Q: How would you handle a situation where a service needs to read its own writes? A: "Read-your-writes" consistency problem. Solutions: (1) Route reads to primary DB (defeats the purpose of replicas). (2) After write, include a token/timestamp and read from replica only if it's caught up past that point. (3) Cache the written value client-side and use it for subsequent reads until replica lag passes. (4) Sticky routing — same user always hits the same replica. Recommendation: explicit session consistency flag in DB clients (AWS Aurora supports this).
Q: What is the difference between horizontal and vertical partitioning (sharding vs partitioning)?
A: Vertical partitioning: split columns across tables (e.g., store rarely-used columns like user_bio in a separate table). Reduces row width, speeds up queries that don't need those columns. Horizontal partitioning (sharding): split rows across servers — shard 1 has users 1-1M, shard 2 has users 1M-2M. Enables scale-out. Partitioning within one DB instance (PostgreSQL PARTITION BY) is the same concept but stays on one server.
Q: Walk me through designing a resilient payment processing system. A: Key points: (1) Idempotency keys — client generates unique ID per payment attempt; server stores result and returns same result on retry. (2) Saga pattern for multi-step: reserve funds → charge card → confirm order → each with compensating transactions. (3) Outbox pattern: write payment record and outbox event atomically, separate process publishes event — prevents lost events. (4) At-least-once delivery with deduplication. (5) Timeout + async confirmation — charge may succeed but response lost; use async status webhook. (6) PCI compliance — never store raw card numbers, use tokenization (Stripe tokens).

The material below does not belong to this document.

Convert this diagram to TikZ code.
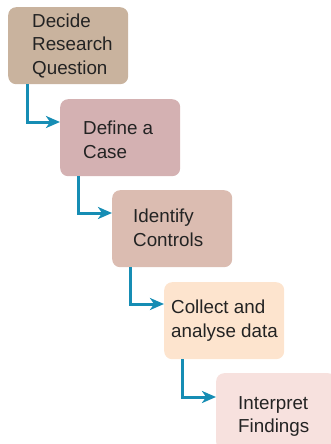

Q: How do you approach database migrations in production with zero downtime? A: Expand-contract pattern: (1) Expand — add new column (nullable or with default), both old and new code work. (2) Migrate — backfill existing rows, deploy new code that writes to both old and new. (3) Contract — once all data migrated and old code retired, remove old column. Never: rename a column in one step (breaks old code), add NOT NULL without default (locks table). Always: test migration on a copy of production data first; have rollback plan; run during low traffic.